Ukraine und Russland Keine Waffenruhe in Sicht
Das erste direkte Treffen seit mehr als drei Jahren: Vertreter der Ukraine und Russlands haben sich in Istanbul getroffen - wenn auch nur kurz. Russland zeigt sich zufrieden, die Ukraine spricht von "unannehmbaren" Forderungen.
Ein Gespräch ohne Vorbedingungen, so hatte es Präsident Putin angekündigt. Und wollte damit auch gleich mal klarstellen: Es braucht keine Waffenruhe und erst recht keine Ultimaten, um Verhandlungen zu starten. Aus russischer Sicht ist dennoch klar: Für einen möglichen Frieden gibt es Gegebenheiten, die gar nicht mehr verhandelbar sind, sondern die die Welt und die Ukraine hinnehmen müssen.

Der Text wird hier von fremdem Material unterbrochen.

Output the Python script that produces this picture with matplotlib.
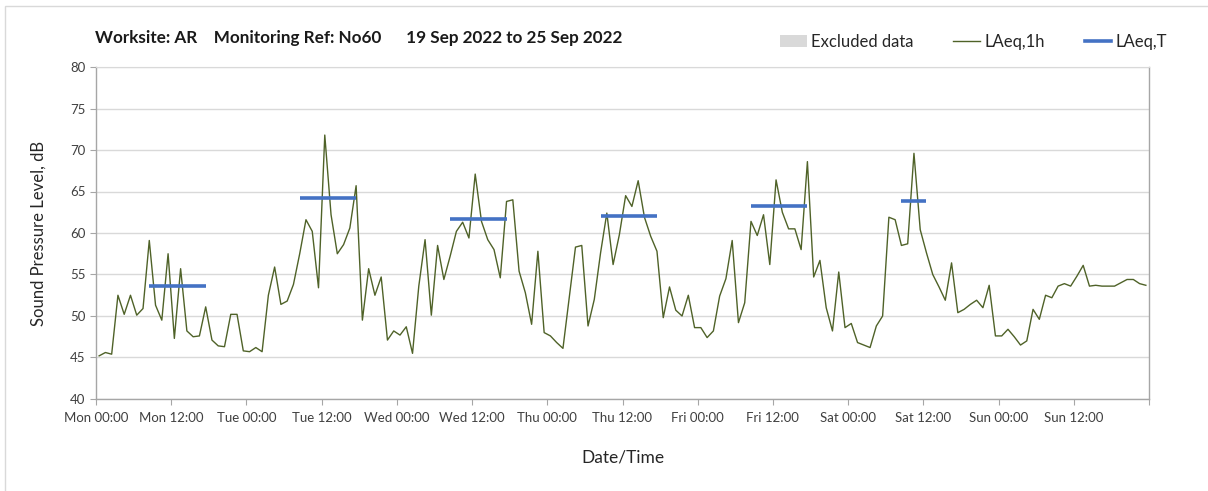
import matplotlib
matplotlib.use("Agg")
import matplotlib.pyplot as plt
from matplotlib.patches import Patch, Rectangle
from matplotlib.lines import Line2D

# hourly LAeq,1h values, Mon 19 Sep 00:00 to Sun 25 Sep 23:00
laeq_1h = [
    # Mon
    45.2, 45.6, 45.4, 52.5, 50.2, 52.5, 50.1, 50.9, 59.1, 51.3, 49.5, 57.5,
    47.3, 55.7, 48.2, 47.5, 47.6, 51.1, 47.1, 46.4, 46.3, 50.2, 50.2, 45.8,
    # Tue
    45.7, 46.2, 45.7, 52.5, 55.9, 51.4, 51.8, 53.8, 57.5, 61.6, 60.2, 53.4,
    71.8, 62.2, 57.5, 58.6, 60.6, 65.7, 49.5, 55.7, 52.5, 54.7, 47.1, 48.2,
    # Wed
    47.7, 48.7, 45.5, 53.6, 59.2, 50.1, 58.5, 54.4, 57.2, 60.2, 61.3, 59.4,
    67.1, 61.4, 59.2, 58.0, 54.6, 63.8, 64.0, 55.4, 52.8, 49.0, 57.8, 48.0,
    # Thu
    47.6, 46.8, 46.1, 52.2, 58.3, 58.5, 48.8, 52.0, 57.6, 62.4, 56.2, 59.8,
    64.5, 63.2, 66.3, 61.9, 59.6, 57.8, 49.8, 53.5, 50.7, 50.0, 52.5, 48.6,
    # Fri
    48.6, 47.4, 48.2, 52.4, 54.5, 59.1, 49.2, 51.6, 61.4, 59.7, 62.2, 56.2,
    66.4, 62.5, 60.5, 60.5, 58.0, 68.6, 54.7, 56.7, 51.0, 48.2, 55.3, 48.6,
    # Sat
    49.1, 46.8, 46.5, 46.2, 48.8, 50.0, 61.9, 61.6, 58.5, 58.7, 69.6, 60.4,
    57.6, 55.0, 53.5, 51.9, 56.4, 50.4, 50.8, 51.4, 51.9, 51.0, 53.7, 47.6,
    # Sun
    47.6, 48.4, 47.5, 46.5, 47.0, 50.8, 49.6, 52.5, 52.2, 53.6, 53.9, 53.6,
    54.8, 56.1, 53.6, 53.7, 53.6, 53.6, 53.6, 54.0, 54.4, 54.4, 53.9, 53.7,
]

# LAeq,T periods: (start hour, end hour, level)
period_start = [8, 32, 56, 80, 104, 128]
period_end = [18, 42, 66, 90, 114, 133]
period_level = [53.6, 64.2, 61.65, 62.05, 63.25, 63.8]

tick_labels = ["Mon 00:00", "Mon 12:00", "Tue 00:00", "Tue 12:00",
               "Wed 00:00", "Wed 12:00", "Thu 00:00", "Thu 12:00",
               "Fri 00:00", "Fri 12:00", "Sat 00:00", "Sat 12:00",
               "Sun 00:00", "Sun 12:00"]

title = "Worksite: AR    Monitoring Ref: No60      19 Sep 2022 to 25 Sep 2022"

plt.rcParams["font.family"] = ["Lato", "DejaVu Sans"]

fig = plt.figure(figsize=(12.08, 4.91), dpi=100)
ax = fig.add_axes([96 / 1208, 1 - 399 / 491, (1149 - 96) / 1208, (399 - 67) / 491])

# chart-area border
fig.patches.append(Rectangle((5 / 1208, -0.1), 1.2, 1 - 6 / 491 + 0.1,
                             transform=fig.transFigure, fill=False,
                             edgecolor="#d9d9d9", linewidth=1))

hours = [h + 0.5 for h in range(len(laeq_1h))]
ax.plot(hours, laeq_1h, color="#4f6228", linewidth=1, zorder=3)

for s, e, lvl in zip(period_start, period_end, period_level):
    ax.plot([s + 0.5, e - 0.5], [lvl, lvl], color="#4472c4", linewidth=2.6,
            solid_capstyle="butt", zorder=4)

ax.set_xlim(0, 168)
ax.set_ylim(40, 80)
ax.set_yticks(range(40, 81, 5))
ax.set_xticks(range(0, 169, 12))
ax.set_xticklabels(tick_labels + [""])
ax.set_xticks(range(0, 169, 24), minor=True)

ax.grid(axis="y", color="#d9d9d9", linewidth=1)
ax.grid(axis="x", which="minor", color="#d9d9d9", linewidth=1)
ax.set_axisbelow(True)

for side in ["left", "bottom", "right"]:
    ax.spines[side].set_color("#a6a6a6")
    ax.spines[side].set_linewidth(1)
ax.spines["top"].set_color("#d9d9d9")
ax.tick_params(axis="both", which="major", color="#a6a6a6", length=4,
               labelsize=9.5, labelcolor="#404040")
ax.tick_params(axis="x", which="minor", length=0)
ax.tick_params(axis="x", pad=5)

ax.set_ylabel("Sound Pressure Level, dB", fontsize=12, color="#262626", labelpad=17)
ax.set_xlabel("Date/Time", fontsize=12.5, color="#262626", labelpad=19)

fig.text(95 / 1208, 1 - 38 / 491, title, fontsize=12.3, fontweight="bold",
         color="#1a1a1a", va="center", ha="left")

handles = [Patch(facecolor="#d9d9d9", edgecolor="none"),
           Line2D([], [], color="#4f6228", linewidth=1),
           Line2D([], [], color="#4472c4", linewidth=2.6)]
fig.legend(handles, ["Excluded data", "LAeq,1h", "LAeq,T"], ncol=3,
           loc="center right", bbox_to_anchor=(1182 / 1208, 1 - 42 / 491),
           frameon=False, fontsize=12, handlelength=1.6, handleheight=0.7,
           handletextpad=0.25, columnspacing=2.4, labelcolor="#262626")

fig.savefig("out.png", dpi=100)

In Schlips und Anzug erscheint die russische Delegation im Präsidialgebäude in Istanbul. Ihr gegenüber sitzen die ukrainischen Verhandlungspartner, die meisten in militärischer Uniform. Denn in ihrem Land herrscht Krieg, seit mehr als drei Jahren, verteidigt sich die Ukraine gegen den Aggressor Russland.
Zu Gast in der Türkei
Zur Begrüßung wendet sich der Gastgeber Türkei an beide Delegationen. Es gäbe zwei Wege, die die Ukraine und Russland beschreiten könnten: "Der eine Weg wird einen Prozess in Gang setzen, der uns zum Frieden führt", sagte der türkische Außenminister Hakan Fidan. Der andere Weg werde zu noch mehr Zerstörung und Verlust von Menschenleben führen. Beide Seiten würden selbst entscheiden, welchen Weg sie nun wählten. Die Verhandlungen waren also für beide Seiten eröffnet: Die Presse musste draußen bleiben.
Im Kern kein Ergebnis - aber es soll weitergehen
Keine zwei Stunden später: Erste Meldungen, dass die Gespräche vorüber seien. Die russische Delegation zeigt sich zufrieden und sei bereit, weitere Verhandlungen fortzuführen, sagte Wladimir Medinski, ein Berater von Putin, der die russische Delegation in Istanbul anführte. Und: Beide Seiten haben sich auf einen Gefangenaustausch verständigt: Jeweils 1.000 Kriegsgefangene auf beiden Seiten, es wäre der größte Gefangenenaustausch bislang.
Auch die ukrainische Seite wollte keine Details der Verhandlungen offen legen. Stellte aber fest, dass es bei dem Gespräch ohne Vorbedingungen am Ende doch zahlreiche Forderungen gab, die "unannehmbar" seien, wie es Heorhii Tykhyi im Anschluss ausrückte, der Sprecher des ukrainischen Außenministeriums: "Aber darauf waren wir vorbereitet."
Nun europäische Sanktionen? Moskau zeigt sich unbeeindruckt
Präsident Putin hat sich über die Europäer vor kurzem noch lustig gemacht: Vor einer Runde von Wirtschaftswissenschaftlern sagte er, diese "Schwachköpfe" in der Europäischen Union würden sich damit doch nur selbst schaden. Russland sei an Sanktionen gewohnt und sei darauf vorbereitet.
Über Bedingungen für eine Waffenruhe könne man diskutieren, hieß es von russischer Seite heute aus Moskau. Im russischen Staatsfernsehen sieht Delegationsleiter Medinski das aber ganz anders: "Zuerst Waffenruhe und dann Verhandlungen über den Frieden" - das sagten Leute, die überhaupt keine Ahnung von Geschichte hätten, so Medinski. In der Regel fänden Krieg und Verhandlungen immer gleichzeitig statt.
Was aus russischer Sicht bedeutet, dass der Plan für ein europäisch-ukrainisches Ultimatum an Russland gescheitert ist. Wann und wo die Ukraine und Russland erneut direkte Gespräche fortführen werden, wurde heute nicht festgelegt.